• Objective:
Go through the listing and return every line with "matplotlib" in it.
━━━━━ Dataset content ━━━━━
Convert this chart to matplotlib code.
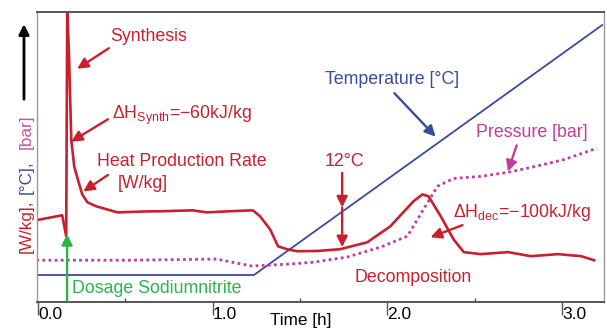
import matplotlib
matplotlib.use("Agg")
import matplotlib.pyplot as plt

plt.rcParams['font.family'] = ['Liberation Sans', 'DejaVu Sans']
plt.rcParams['mathtext.fontset'] = 'custom'
plt.rcParams['mathtext.rm'] = 'Liberation Sans'

# data (time in h, y in % of plot height)
heat_t = [-0.01, 0.138, 0.161, 0.167, 0.178, 0.190, 0.207, 0.236, 0.253, 0.282, 0.333,
          0.454, 0.60, 0.713, 0.885, 0.966, 1.10, 1.230, 1.270, 1.328, 1.374, 1.425,
          1.483, 1.60, 1.730, 1.885, 2.017, 2.149, 2.201, 2.236, 2.305, 2.379, 2.437,
          2.534, 2.690, 2.822, 2.977, 3.109, 3.184]
heat_y = [28.2, 29.9, 22.7, 101, 83.5, 56.0, 46.7, 40.5, 37.1, 34.4, 33.0,
          30.9, 31.2, 31.3, 31.6, 30.9, 31.3, 31.6, 29.6, 25.1, 19.2, 18.2,
          17.5, 17.6, 18.2, 20.6, 26.1, 34.7, 37.1, 36.4, 29.6, 21.6, 17.2,
          16.5, 17.2, 15.8, 16.5, 15.8, 14.4]

temp_t = [-0.01, 1.236, 3.23]
temp_y = [9.3, 9.3, 95.5]

press_t = [-0.01, 0.523, 1.023, 1.138, 1.224, 1.443, 1.575, 1.770, 1.960, 2.115,
           2.207, 2.287, 2.379, 2.534, 2.690, 2.822, 3.011, 3.20]
press_y = [14.4, 14.4, 14.8, 13.4, 12.4, 13.1, 13.7, 15.5, 18.9, 22.7,
           32.0, 39.9, 42.6, 43.3, 44.7, 46.4, 49.1, 53.0]

major_ticks = [0, 1, 2, 3]
major_labels = ['0.0', '1.0', '2.0', '3.0']
minor_ticks = [0.5, 1.5, 2.5]

red = '#c8202e'
blue = '#3a4a9e'
magenta = '#c23c98'
green = '#2db34a'

fig = plt.figure(figsize=(6.07, 3.29), dpi=100)
ax = fig.add_axes([0.061, 0.0821, 0.934, 0.8815])

ax.plot(temp_t, temp_y, color=blue, lw=1.3)
ax.plot(press_t, press_y, color=magenta, lw=2.0, ls=(0, (1, 1.2)))
ax.plot(heat_t, heat_y, color=red, lw=1.9, solid_joinstyle='round')

ax.set_xlim(-0.006, 3.24)
ax.set_ylim(0, 100)
ax.set_yticks([])
ax.set_xticks(major_ticks)
ax.set_xticklabels(major_labels, ha='left', fontsize=12.5)
ax.set_xticks(minor_ticks, minor=True)
ax.tick_params(axis='x', which='major', direction='out', length=9, width=1, pad=-5.5, color='#555')
ax.tick_params(axis='x', which='minor', direction='in', length=3, width=1, color='#555')
for s in ['top', 'bottom']:
    ax.spines[s].set_color('#555')
    ax.spines[s].set_linewidth(1.4)
for s in ['left', 'right']:
    ax.spines[s].set_color('#999')
    ax.spines[s].set_linewidth(1.0)

fig.text(0.495, 0.003, 'Time [h]', ha='center', va='bottom', fontsize=12.3)

fs = 12.8
def arrow(tail, head, color):
    ax.annotate('', xy=head, xytext=tail,
                arrowprops=dict(arrowstyle='-|>', color=color, lw=1.7, mutation_scale=16,
                                shrinkA=0, shrinkB=0))

ax.text(0.412, 91.4, 'Synthesis', color=red, fontsize=fs, va='center')
arrow((0.405, 87.5), (0.224, 80.4), red)

ax.text(0.424, 64.5, r'ΔH$_{\mathregular{Synth}}$=−60kJ/kg', color=red, fontsize=fs, va='center')
arrow((0.40, 63.0), (0.190, 55.3), red)

ax.text(0.338, 48.3, 'Heat Production Rate', color=red, fontsize=fs, va='center')
ax.text(0.458, 41.0, '[W/kg]', color=red, fontsize=fs, va='center')
arrow((0.40, 43.8), (0.259, 38.1), red)

ax.text(0.195, 4.8, 'Dosage Sodiumnitrite', color=green, fontsize=fs, va='center')
arrow((0.166, 0.5), (0.166, 23.4), green)

ax.text(1.643, 76.6, 'Temperature [°C]', color=blue, fontsize=fs, va='center')
arrow((2.04, 72.0), (2.276, 57.0), blue)

ax.text(2.507, 58.6, 'Pressure [bar]', color=magenta, fontsize=fs, va='center')
arrow((2.74, 54.0), (2.69, 45.0), magenta)

ax.text(1.752, 48.3, '12°C', color=red, fontsize=fs, va='center', ha='center')
arrow((1.741, 44.5), (1.741, 32.6), red)
arrow((1.741, 32.6), (1.741, 18.9), red)

ax.text(2.375, 31.0, r'ΔH$_{\mathregular{dec}}$=−100kJ/kg', color=red, fontsize=fs, va='center')
arrow((2.43, 26.5), (2.247, 22.3), red)

ax.text(2.149, 8.4, 'Decomposition', color=red, fontsize=fs, va='center', ha='center')

# multi-coloured y label and arrow
fig.text(0.043, 0.3116, '[W/kg],', color=red, rotation=90, ha='center', va='center', fontsize=12.3)
fig.text(0.043, 0.462, '[°C],', color=blue, rotation=90, ha='center', va='center', fontsize=12.3)
fig.text(0.043, 0.599, '[bar]', color='#c8559a', rotation=90, ha='center', va='center', fontsize=12.3)
fig.add_artist(matplotlib.patches.FancyArrowPatch((0.0395, 0.69), (0.0395, 0.935),
               transform=fig.transFigure, arrowstyle='-|>', mutation_scale=15, lw=2, color='black'))

fig.savefig('out.png', dpi=100)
━━━━━
• Expected answer:
Convert this chart to matplotlib code.
import matplotlib
matplotlib.use("Agg")
import matplotlib.pyplot as plt
fig.add_artist(matplotlib.patches.FancyArrowPatch((0.0395, 0.69), (0.0395, 0.935),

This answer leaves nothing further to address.